── Provided material ──
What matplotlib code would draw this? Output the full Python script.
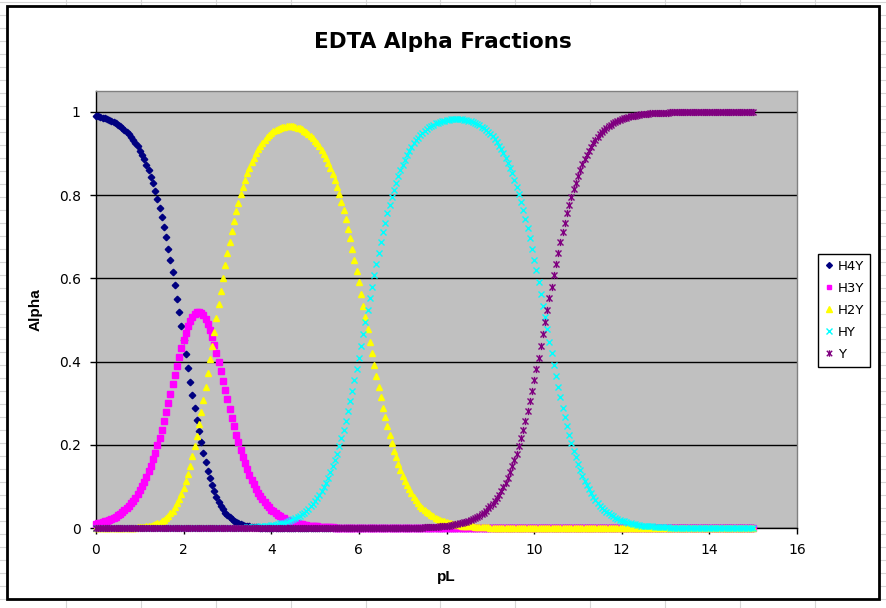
───
── Provided material ──
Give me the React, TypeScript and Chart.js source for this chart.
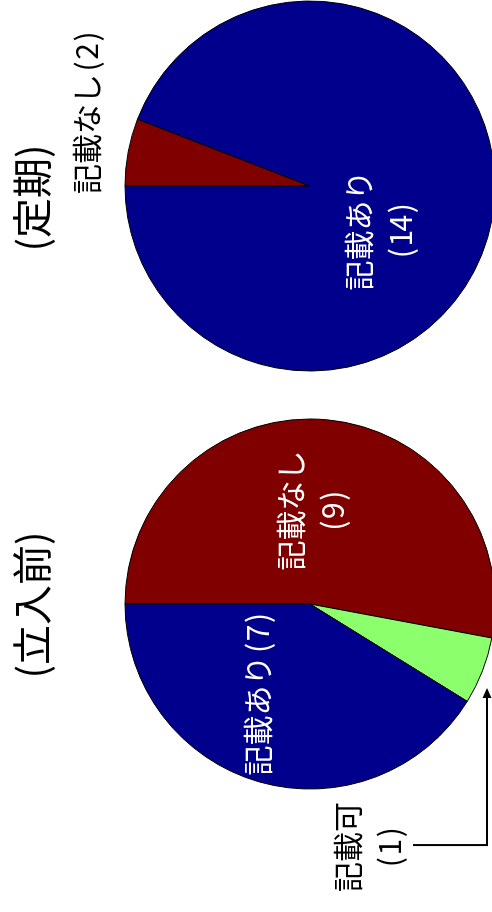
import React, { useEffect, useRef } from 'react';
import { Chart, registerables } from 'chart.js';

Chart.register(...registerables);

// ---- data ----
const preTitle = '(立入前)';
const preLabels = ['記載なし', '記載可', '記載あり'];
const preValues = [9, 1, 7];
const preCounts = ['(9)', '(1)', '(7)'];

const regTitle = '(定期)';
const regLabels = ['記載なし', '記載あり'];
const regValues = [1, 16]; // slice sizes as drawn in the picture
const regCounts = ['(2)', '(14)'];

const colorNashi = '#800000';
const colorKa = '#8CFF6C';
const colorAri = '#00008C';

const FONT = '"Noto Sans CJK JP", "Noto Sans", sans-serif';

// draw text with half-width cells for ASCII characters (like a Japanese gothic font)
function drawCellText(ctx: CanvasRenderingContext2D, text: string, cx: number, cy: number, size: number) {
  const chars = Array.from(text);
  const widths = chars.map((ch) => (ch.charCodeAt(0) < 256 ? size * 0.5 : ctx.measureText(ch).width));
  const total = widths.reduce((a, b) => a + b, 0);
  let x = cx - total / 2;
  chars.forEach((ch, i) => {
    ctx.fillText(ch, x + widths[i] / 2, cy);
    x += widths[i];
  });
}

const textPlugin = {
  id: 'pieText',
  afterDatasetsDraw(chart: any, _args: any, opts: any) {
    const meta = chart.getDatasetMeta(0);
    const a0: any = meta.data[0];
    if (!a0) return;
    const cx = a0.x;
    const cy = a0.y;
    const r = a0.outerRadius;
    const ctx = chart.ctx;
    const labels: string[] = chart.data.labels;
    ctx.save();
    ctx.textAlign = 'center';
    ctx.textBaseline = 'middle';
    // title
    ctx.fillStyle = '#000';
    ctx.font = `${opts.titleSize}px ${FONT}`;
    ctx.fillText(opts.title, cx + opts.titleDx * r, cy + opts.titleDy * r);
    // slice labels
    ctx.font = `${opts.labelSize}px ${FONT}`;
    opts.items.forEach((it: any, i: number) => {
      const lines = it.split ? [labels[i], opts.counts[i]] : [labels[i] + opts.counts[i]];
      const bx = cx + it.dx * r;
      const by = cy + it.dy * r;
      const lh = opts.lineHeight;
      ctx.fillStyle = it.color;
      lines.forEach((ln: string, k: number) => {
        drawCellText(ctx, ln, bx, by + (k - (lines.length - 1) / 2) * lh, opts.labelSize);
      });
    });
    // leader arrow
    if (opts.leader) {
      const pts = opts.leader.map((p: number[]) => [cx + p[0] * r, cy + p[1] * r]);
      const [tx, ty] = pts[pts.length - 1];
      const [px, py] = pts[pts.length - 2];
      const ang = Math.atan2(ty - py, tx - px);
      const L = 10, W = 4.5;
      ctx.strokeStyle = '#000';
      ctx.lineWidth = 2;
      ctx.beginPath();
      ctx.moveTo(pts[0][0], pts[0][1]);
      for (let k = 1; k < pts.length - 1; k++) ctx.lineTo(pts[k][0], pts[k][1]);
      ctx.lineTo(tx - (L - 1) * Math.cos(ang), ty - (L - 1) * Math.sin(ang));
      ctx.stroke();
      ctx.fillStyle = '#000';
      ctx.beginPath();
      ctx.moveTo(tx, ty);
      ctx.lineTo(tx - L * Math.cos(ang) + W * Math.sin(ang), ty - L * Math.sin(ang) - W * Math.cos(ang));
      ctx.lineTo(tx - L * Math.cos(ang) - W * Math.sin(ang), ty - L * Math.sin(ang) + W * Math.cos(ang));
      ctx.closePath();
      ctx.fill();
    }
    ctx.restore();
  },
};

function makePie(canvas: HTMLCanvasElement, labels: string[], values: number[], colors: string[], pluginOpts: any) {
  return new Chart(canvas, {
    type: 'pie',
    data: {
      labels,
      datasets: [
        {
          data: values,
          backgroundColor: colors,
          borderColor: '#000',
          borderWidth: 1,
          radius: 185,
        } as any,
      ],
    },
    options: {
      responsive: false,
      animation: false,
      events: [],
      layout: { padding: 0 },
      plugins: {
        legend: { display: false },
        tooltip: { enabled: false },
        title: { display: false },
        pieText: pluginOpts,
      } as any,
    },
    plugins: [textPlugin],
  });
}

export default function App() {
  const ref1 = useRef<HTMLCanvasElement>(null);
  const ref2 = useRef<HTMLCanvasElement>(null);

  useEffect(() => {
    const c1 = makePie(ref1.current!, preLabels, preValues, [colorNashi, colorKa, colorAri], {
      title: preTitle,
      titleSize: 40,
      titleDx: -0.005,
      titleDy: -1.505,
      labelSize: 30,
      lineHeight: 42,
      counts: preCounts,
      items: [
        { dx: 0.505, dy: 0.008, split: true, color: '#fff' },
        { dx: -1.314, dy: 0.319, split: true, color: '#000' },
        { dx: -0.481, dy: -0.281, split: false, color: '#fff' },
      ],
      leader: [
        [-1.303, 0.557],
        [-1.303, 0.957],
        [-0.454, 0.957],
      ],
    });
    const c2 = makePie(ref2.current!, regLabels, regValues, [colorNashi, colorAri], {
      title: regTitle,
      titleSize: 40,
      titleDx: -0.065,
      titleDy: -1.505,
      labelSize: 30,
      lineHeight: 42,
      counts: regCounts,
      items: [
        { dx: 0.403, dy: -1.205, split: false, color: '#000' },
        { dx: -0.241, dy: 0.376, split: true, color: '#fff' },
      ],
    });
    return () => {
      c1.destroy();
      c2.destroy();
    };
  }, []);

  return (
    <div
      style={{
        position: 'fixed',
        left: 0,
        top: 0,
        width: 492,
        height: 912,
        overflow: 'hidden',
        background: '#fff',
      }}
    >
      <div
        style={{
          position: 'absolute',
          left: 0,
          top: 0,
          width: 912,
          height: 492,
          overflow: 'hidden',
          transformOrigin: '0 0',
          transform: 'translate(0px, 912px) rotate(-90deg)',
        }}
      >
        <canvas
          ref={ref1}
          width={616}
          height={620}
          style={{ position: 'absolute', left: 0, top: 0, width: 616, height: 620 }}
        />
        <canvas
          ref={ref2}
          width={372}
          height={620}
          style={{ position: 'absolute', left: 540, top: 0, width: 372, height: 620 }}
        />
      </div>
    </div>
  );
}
───
── Provided material ──
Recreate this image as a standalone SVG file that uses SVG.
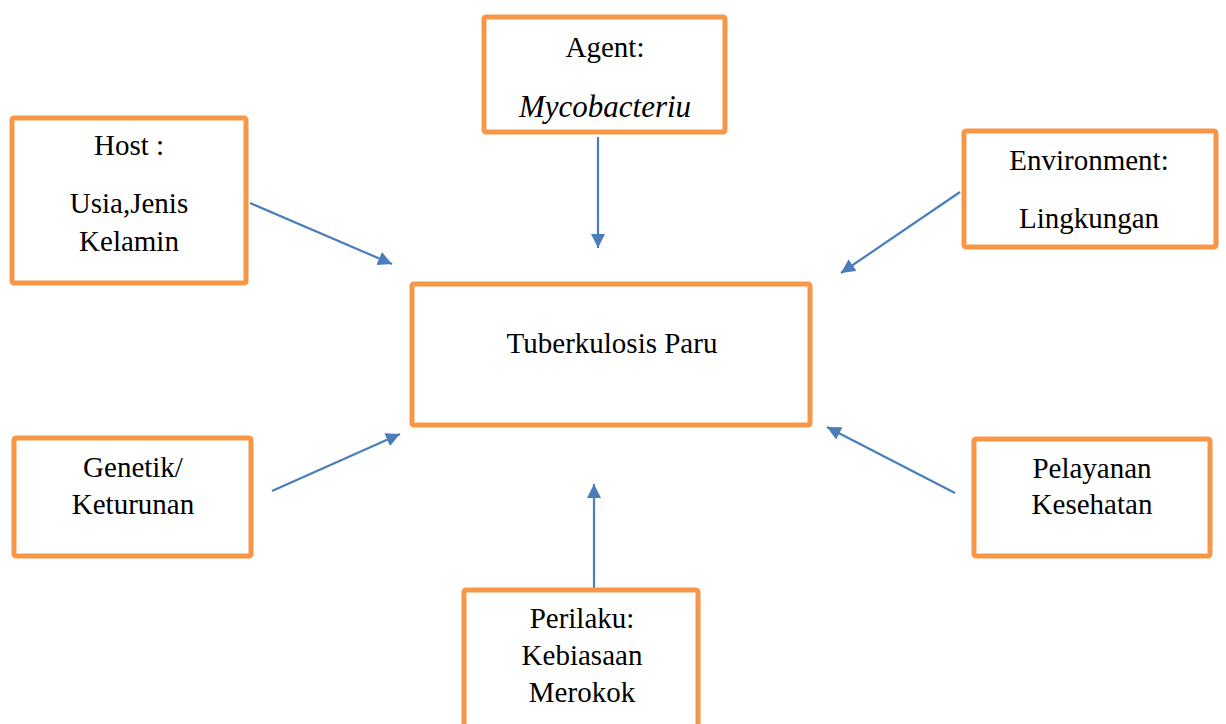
───
Reproduce, starting at the line containing "Give me the" and stopping after the line containing "const preCounts = ['(9)', '(1)', '(7)'];", each of those lines exactly and no others; leave pictures out.

§ **Solution**:
Give me the React, TypeScript and Chart.js source for this chart.
import React, { useEffect, useRef } from 'react';
import { Chart, registerables } from 'chart.js';

Chart.register(...registerables);

// ---- data ----
const preTitle = '(立入前)';
const preLabels = ['記載なし', '記載可', '記載あり'];
const preValues = [9, 1, 7];
const preCounts = ['(9)', '(1)', '(7)'];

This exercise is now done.